→ AIM OF THE TASK
Quote every line as written. Omit pictures.

→ ROWS
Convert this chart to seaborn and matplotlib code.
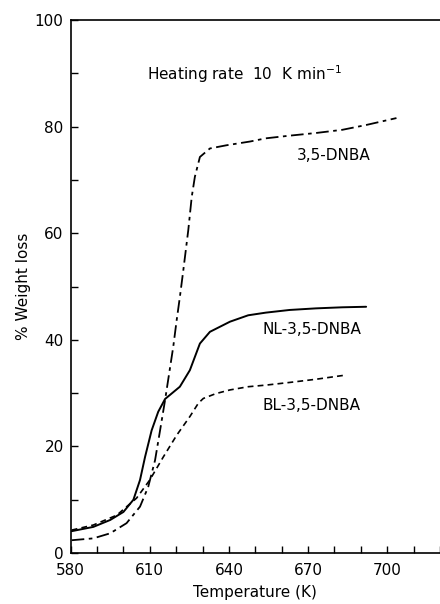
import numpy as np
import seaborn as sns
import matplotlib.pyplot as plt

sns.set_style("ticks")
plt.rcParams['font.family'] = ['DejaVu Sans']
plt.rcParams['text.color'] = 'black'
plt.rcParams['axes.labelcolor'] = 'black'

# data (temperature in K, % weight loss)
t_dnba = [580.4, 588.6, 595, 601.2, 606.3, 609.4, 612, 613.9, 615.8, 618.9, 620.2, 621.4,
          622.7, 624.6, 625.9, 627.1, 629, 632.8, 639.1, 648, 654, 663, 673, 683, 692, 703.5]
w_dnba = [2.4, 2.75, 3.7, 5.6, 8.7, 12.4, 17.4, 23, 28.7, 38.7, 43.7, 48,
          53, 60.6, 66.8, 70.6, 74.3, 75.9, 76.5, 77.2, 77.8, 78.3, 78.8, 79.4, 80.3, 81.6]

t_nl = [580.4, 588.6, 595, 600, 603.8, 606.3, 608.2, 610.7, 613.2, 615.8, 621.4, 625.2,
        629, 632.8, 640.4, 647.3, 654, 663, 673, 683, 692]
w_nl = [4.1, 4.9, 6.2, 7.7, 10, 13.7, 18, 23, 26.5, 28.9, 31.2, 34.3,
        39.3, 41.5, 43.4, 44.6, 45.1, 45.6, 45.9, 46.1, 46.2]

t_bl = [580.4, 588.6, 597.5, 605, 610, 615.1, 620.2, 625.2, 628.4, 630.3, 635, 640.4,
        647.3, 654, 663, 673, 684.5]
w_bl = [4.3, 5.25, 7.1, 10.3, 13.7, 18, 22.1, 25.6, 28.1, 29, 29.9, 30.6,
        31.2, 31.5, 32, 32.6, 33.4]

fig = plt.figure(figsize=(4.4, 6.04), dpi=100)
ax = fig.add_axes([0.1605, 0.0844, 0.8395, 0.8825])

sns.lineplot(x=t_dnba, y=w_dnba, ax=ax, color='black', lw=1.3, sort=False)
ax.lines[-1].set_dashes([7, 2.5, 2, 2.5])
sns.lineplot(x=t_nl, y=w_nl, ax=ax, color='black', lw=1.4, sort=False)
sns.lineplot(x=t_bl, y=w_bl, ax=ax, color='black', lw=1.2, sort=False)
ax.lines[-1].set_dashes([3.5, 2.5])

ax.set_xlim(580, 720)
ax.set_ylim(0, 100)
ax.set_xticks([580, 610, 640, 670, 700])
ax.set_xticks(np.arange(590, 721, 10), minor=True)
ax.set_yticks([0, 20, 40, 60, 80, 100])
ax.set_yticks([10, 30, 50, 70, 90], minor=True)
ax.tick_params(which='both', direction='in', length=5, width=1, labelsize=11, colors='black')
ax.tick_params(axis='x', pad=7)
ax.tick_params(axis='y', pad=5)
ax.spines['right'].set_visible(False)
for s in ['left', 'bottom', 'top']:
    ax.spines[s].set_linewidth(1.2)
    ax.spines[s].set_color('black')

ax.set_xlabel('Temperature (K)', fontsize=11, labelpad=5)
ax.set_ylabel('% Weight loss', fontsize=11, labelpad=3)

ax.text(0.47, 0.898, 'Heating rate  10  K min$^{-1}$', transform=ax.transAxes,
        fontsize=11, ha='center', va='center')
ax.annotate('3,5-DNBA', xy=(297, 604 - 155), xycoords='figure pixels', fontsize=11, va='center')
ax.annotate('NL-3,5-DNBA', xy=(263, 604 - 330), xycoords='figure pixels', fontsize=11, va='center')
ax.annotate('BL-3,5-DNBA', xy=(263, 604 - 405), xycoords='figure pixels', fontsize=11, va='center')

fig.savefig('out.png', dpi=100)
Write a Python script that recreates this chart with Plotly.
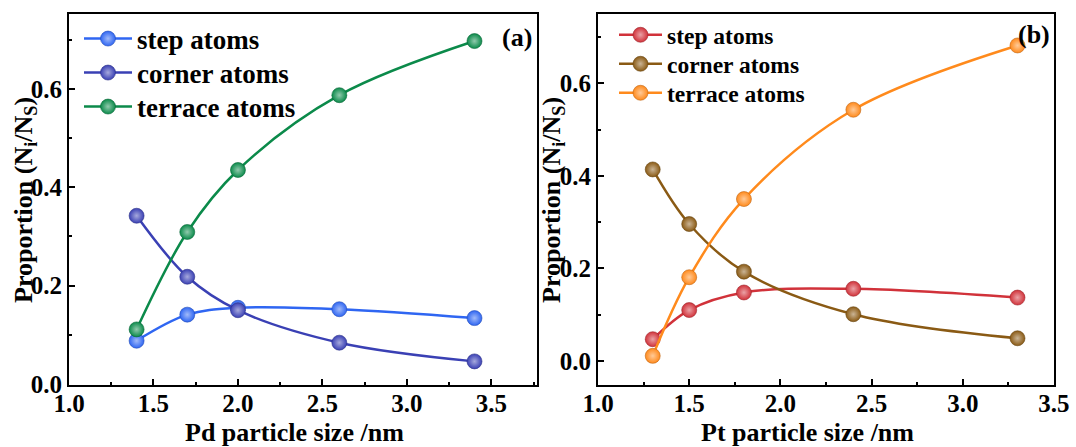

→ ANSWER FOR THE TASK
Convert this chart to seaborn and matplotlib code.
import numpy as np
import seaborn as sns
import matplotlib.pyplot as plt

sns.set_style("ticks")
plt.rcParams['font.family'] = ['DejaVu Sans']
plt.rcParams['text.color'] = 'black'
plt.rcParams['axes.labelcolor'] = 'black'

# data (temperature in K, % weight loss)
t_dnba = [580.4, 588.6, 595, 601.2, 606.3, 609.4, 612, 613.9, 615.8, 618.9, 620.2, 621.4,
          622.7, 624.6, 625.9, 627.1, 629, 632.8, 639.1, 648, 654, 663, 673, 683, 692, 703.5]
w_dnba = [2.4, 2.75, 3.7, 5.6, 8.7, 12.4, 17.4, 23, 28.7, 38.7, 43.7, 48,
          53, 60.6, 66.8, 70.6, 74.3, 75.9, 76.5, 77.2, 77.8, 78.3, 78.8, 79.4, 80.3, 81.6]

t_nl = [580.4, 588.6, 595, 600, 603.8, 606.3, 608.2, 610.7, 613.2, 615.8, 621.4, 625.2,
        629, 632.8, 640.4, 647.3, 654, 663, 673, 683, 692]
w_nl = [4.1, 4.9, 6.2, 7.7, 10, 13.7, 18, 23, 26.5, 28.9, 31.2, 34.3,
        39.3, 41.5, 43.4, 44.6, 45.1, 45.6, 45.9, 46.1, 46.2]

t_bl = [580.4, 588.6, 597.5, 605, 610, 615.1, 620.2, 625.2, 628.4, 630.3, 635, 640.4,
        647.3, 654, 663, 673, 684.5]
w_bl = [4.3, 5.25, 7.1, 10.3, 13.7, 18, 22.1, 25.6, 28.1, 29, 29.9, 30.6,
        31.2, 31.5, 32, 32.6, 33.4]

fig = plt.figure(figsize=(4.4, 6.04), dpi=100)
ax = fig.add_axes([0.1605, 0.0844, 0.8395, 0.8825])

sns.lineplot(x=t_dnba, y=w_dnba, ax=ax, color='black', lw=1.3, sort=False)
ax.lines[-1].set_dashes([7, 2.5, 2, 2.5])
sns.lineplot(x=t_nl, y=w_nl, ax=ax, color='black', lw=1.4, sort=False)
sns.lineplot(x=t_bl, y=w_bl, ax=ax, color='black', lw=1.2, sort=False)
ax.lines[-1].set_dashes([3.5, 2.5])

ax.set_xlim(580, 720)
ax.set_ylim(0, 100)
ax.set_xticks([580, 610, 640, 670, 700])
ax.set_xticks(np.arange(590, 721, 10), minor=True)
ax.set_yticks([0, 20, 40, 60, 80, 100])
ax.set_yticks([10, 30, 50, 70, 90], minor=True)
ax.tick_params(which='both', direction='in', length=5, width=1, labelsize=11, colors='black')
ax.tick_params(axis='x', pad=7)
ax.tick_params(axis='y', pad=5)
ax.spines['right'].set_visible(False)
for s in ['left', 'bottom', 'top']:
    ax.spines[s].set_linewidth(1.2)
    ax.spines[s].set_color('black')

ax.set_xlabel('Temperature (K)', fontsize=11, labelpad=5)
ax.set_ylabel('% Weight loss', fontsize=11, labelpad=3)

ax.text(0.47, 0.898, 'Heating rate  10  K min$^{-1}$', transform=ax.transAxes,
        fontsize=11, ha='center', va='center')
ax.annotate('3,5-DNBA', xy=(297, 604 - 155), xycoords='figure pixels', fontsize=11, va='center')
ax.annotate('NL-3,5-DNBA', xy=(263, 604 - 330), xycoords='figure pixels', fontsize=11, va='center')
ax.annotate('BL-3,5-DNBA', xy=(263, 604 - 405), xycoords='figure pixels', fontsize=11, va='center')

fig.savefig('out.png', dpi=100)
Write a Python script that recreates this chart with Plotly.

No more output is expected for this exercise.